Interesting movie, but did you notice that when she was doing a puzzle all the pieces she needed next were right by her hand? I could do them as fast as she did if some PA presorted my pieces.

And the cat can’t get to the pieces.

Decades ago, I got really into jigsaw puzzles for a few years. After a while, I got bored with them, and started doing them face-down. A little more challenging.

Funny that you say that. My wife and I often find ourselves discussing the"mindset" that develops when we are working on a puzzle. BOTH the ability to discern different shapes, but also fine color/pattern distinctions. For us, the enjoyment is lessened if you reduce either one of those 2 factors - either with shapes colors that are too similar.

How do you “see” a puzzle face-down? Do you find your vision becoming more attuned to small differences in tabs/slots? Because if the pieces are too “regular” and the pattern insufficiently varied, I find myself unable to enjoy finding differences in the shapes. Instead, it impresses me as an exercise in “brute force.”

There is a jigsaw puzzle scene in Citizen Kane. It was supposed to have some deep meaning.

I like the 3D puzzles that build up into old timey buildings. Then they are arranged under the Christmas tree to make an old timey village.

I had one 3D puzzle that was missing a piece, so I pasted a bit of paper over the hole & adjacent pieces and used a set of marking pens to make a “pointillism” repair. It came out better than I expected.

Don’t know if anyone’s said already, but it’s a good time to pick up puzzles at thrift stores. Lots of unloaded pandemic puzzles out there, many still in wrappers. That TV one in the OP? I just got that one for 2-3 dollars.

Yes, l like ‘em too

(and thanks for the warning about the extra pieces!)

One of the ones we got from the library had a “recreated” missing piece. Was weird, as the colors didn’t quite look right all the time we were doing the puzzle, but then at one point we realized where it had to go and what someone had done. Really was done well.

Oe of our favorite puzzles has 1 piece that our stupid dog chewed up when aa pup. Maybe I’ll see what I can do the next time I pull it out…

Funny, we also use skinny men and fat men. What you call all in, however, we call starfish… not that it has the right number of arms, but it’s just the name that popped up and then stuck.

I call an innie-innie-outie-outie an “R piece”.

Speaking of the pieces with non-standard arrangements of innies and outies, those can be a lifesaver when you get to the “sky” section at the end (in quotes, because it can be whatever nondescript almost-uniform area the puzzle has): See, because most pieces are the standard shape, the nonstandard ones have to either fit with other nonstandard ones to form multi-piece chunks that follow the standard pattern around the edge, or they form “crystal defects”, with a whole line of nonstandard pieces meandering across the puzzle.
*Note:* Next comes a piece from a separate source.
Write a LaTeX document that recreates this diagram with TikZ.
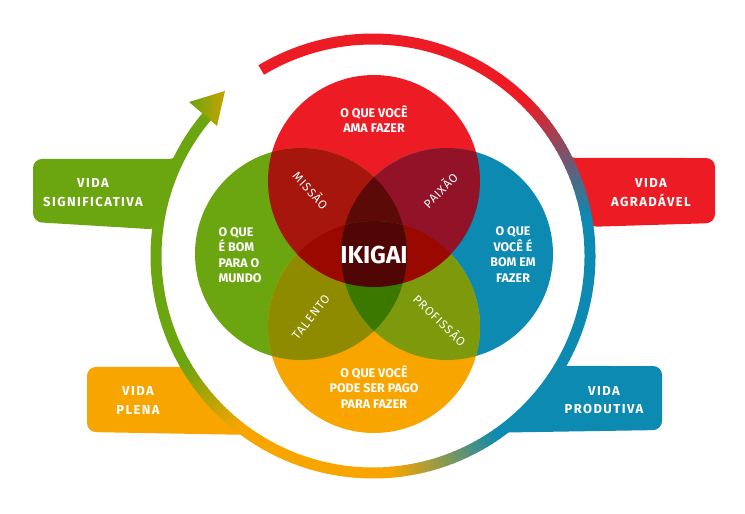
\documentclass[tikz,border=0pt]{standalone}
\usepackage{fontspec}
\setmainfont{Fira Sans}
\newfontfamily\boxfont{Fira Sans}[LetterSpace=11]
\newfontfamily\lensfont{Fira Sans}[LetterSpace=8]
\definecolor{ikRed}{HTML}{ED1C24}
\definecolor{ikGreen}{HTML}{6BA50F}
\definecolor{ikBlue}{HTML}{0C8AB2}
\definecolor{ikOrange}{HTML}{F8A500}
\definecolor{ikRG}{HTML}{A6160C}
\definecolor{ikRB}{HTML}{921228}
\definecolor{ikGO}{HTML}{8E8B00}
\definecolor{ikBO}{HTML}{7C9A0C}
\definecolor{ikRO}{HTML}{9A0800}
\definecolor{ikGBO}{HTML}{3A7800}
\definecolor{ikRGB}{HTML}{5C0A07}
\definecolor{ikAll}{HTML}{500604}
\definecolor{ikTip}{HTML}{C6A300}
% ring piece fading from #3 to #4 between the angles #1 and #2
\newcommand{\ringfade}[5]{%
  \foreach \k in {1,...,#5}{
    \pgfmathsetmacro{\aa}{#1+(#2-#1)*(\k-1)/#5}
    \pgfmathsetmacro{\bb}{#1+(#2-#1)*\k/#5+0.4}
    \pgfmathsetmacro{\pp}{100-100*(\k-0.5)/#5}
    \draw[ringline, #3!\pp!#4] ([shift={(ring)}]\aa:217) arc[start angle=\aa, end angle=\bb, radius=217];
  }}
\begin{document}
\begin{tikzpicture}[x=1pt, y=-1pt,
  ringline/.style={line width=11pt},
  boxtext/.style={text=white, align=center, font=\boxfont\fontsize{13}{18.5}\selectfont\bfseries},
  venntext/.style={text=white, align=center, font=\fontsize{12.5}{15.5}\selectfont\bfseries},
  lenstext/.style={text=white, font=\lensfont\fontsize{12}{13}\selectfont}]
\useasboundingbox (0,0) rectangle (745,514);
\coordinate (ring) at (373,256);
\coordinate (cr) at (374,181);
\coordinate (cg) at (301,254);
\coordinate (cb) at (447,254);
\coordinate (co) at (374,327);

% callout boxes
\fill[ikGreen, rounded corners=9] ([shift={(ring)}]206.6:217) -- (33,159) -- (33,222) -- ([shift={(ring)}]187:217) arc[start angle=187, end angle=206.6, radius=217] -- cycle;
\fill[ikRed, rounded corners=9] ([shift={(ring)}]-26.85:217) -- (715,158) -- (715,223) -- ([shift={(ring)}]-7.7:217) arc[start angle=-7.7, end angle=-26.85, radius=217] -- cycle;
\fill[ikOrange] ([shift={(ring)}]149.9:221) [rounded corners=9] -- (87,367) -- (87,432) [sharp corners] -- ([shift={(ring)}]126:221) arc[start angle=126, end angle=149.9, radius=221] -- cycle;
\fill[ikBlue] ([shift={(ring)}]29.85:221) [rounded corners=9] -- (662,366) -- (662,430) [sharp corners] -- ([shift={(ring)}]53:221) arc[start angle=53, end angle=29.85, radius=221] -- cycle;

% the ring
\draw[ringline, ikRed] ([shift={(ring)}]-121:217) arc[start angle=-121, end angle=-44.6, radius=217];
\ringfade{-45}{-10}{ikRed}{ikBlue}{24}
\draw[ringline, ikBlue] ([shift={(ring)}]-10:217) arc[start angle=-10, end angle=55.4, radius=217];
\ringfade{55}{85}{ikBlue}{ikOrange}{24}
\draw[ringline, ikOrange] ([shift={(ring)}]85:217) arc[start angle=85, end angle=128.4, radius=217];
\ringfade{128}{150}{ikOrange}{ikGreen}{18}
\draw[ringline, ikGreen] ([shift={(ring)}]150:217) arc[start angle=150, end angle=220.5, radius=217];
\coordinate (tipa) at (189,102);
\coordinate (tip) at (225,91);
\coordinate (tipb) at (217,126);
\shade[left color=ikGreen, right color=ikTip] (tipa) -- (tip) -- (tipb) -- cycle;

% the four circles
\fill[ikRed] (cr) circle[radius=106];
\fill[ikGreen] (cg) circle[radius=106];
\fill[ikBlue] (cb) circle[radius=106];
\fill[ikOrange] (co) circle[radius=106];
\begin{scope}
  \clip (co) circle[radius=106];
  \fill[ikGO] (cg) circle[radius=106];
  \fill[ikBO] (cb) circle[radius=106];
\end{scope}
\begin{scope}
  \clip (cr) circle[radius=106];
  \fill[ikRG] (cg) circle[radius=106];
  \fill[ikRB] (cb) circle[radius=106];
  \fill[ikRO] (co) circle[radius=106];
  \clip (cg) circle[radius=106];
  \fill[ikRGB] (cb) circle[radius=106];
\end{scope}
\begin{scope}
  \clip (co) circle[radius=106];
  \clip (cg) circle[radius=106];
  \fill[ikGBO] (cb) circle[radius=106];
  \clip (cr) circle[radius=106];
  \fill[ikAll] (cb) circle[radius=106];
\end{scope}

% texts
\node at (93,192.5) (signif) [boxtext] {VIDA\\SIGNIFICATIVA};
\node at (651,192.5) (agrad) [boxtext] {VIDA\\AGRADÁVEL};
\node at (138,400.5) (plena) [boxtext] {VIDA\\PLENA};
\node at (604,400) (produt) [boxtext] {VIDA\\PRODUTIVA};
\node at (374,119) (ama) [venntext] {O QUE VOCÊ\\AMA FAZER};
\node at (215,255) (mundo) [venntext, align=left, anchor=west] {O QUE\\É BOM\\PARA O\\MUNDO};
\node at (513,254.5) (fazer) [venntext] {O QUE\\VOCÊ É\\BOM EM\\FAZER};
\node at (374,387) (pago) [venntext] {O QUE VOCÊ\\PODE SER PAGO\\PARA FAZER};
\node at (374,255) (ikigai) [text=white, font=\fontsize{24.5}{24.5}\selectfont\bfseries] {IKIGAI};
\node at (311,190) (missao) [lenstext, rotate=-48] {MISSÃO};
\node at (440,190) (paixao) [lenstext, rotate=46] {PAIXÃO};
\node at (311,317) (talento) [lenstext, rotate=52] {TALENTO};
\node at (440,320) (profissao) [lenstext, rotate=-44] {PROFISSÃO};
\end{tikzpicture}
\end{document}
So when you’ve gotten everything but the patch of “sky”, first you look for where any defects are in the edge of that patch, and match up the irregular pieces you need to regularize the edge. Then you match up the remaining irregular pieces with each other (for instance, a “skinny man” standing on top of a “fat man”, or an R piece attached to both a “skinny man” and a “fat man”).

You end up with a few smaller patches of sky, and larger chunks to fill in those smaller patches. No need to try to fit everything to everything.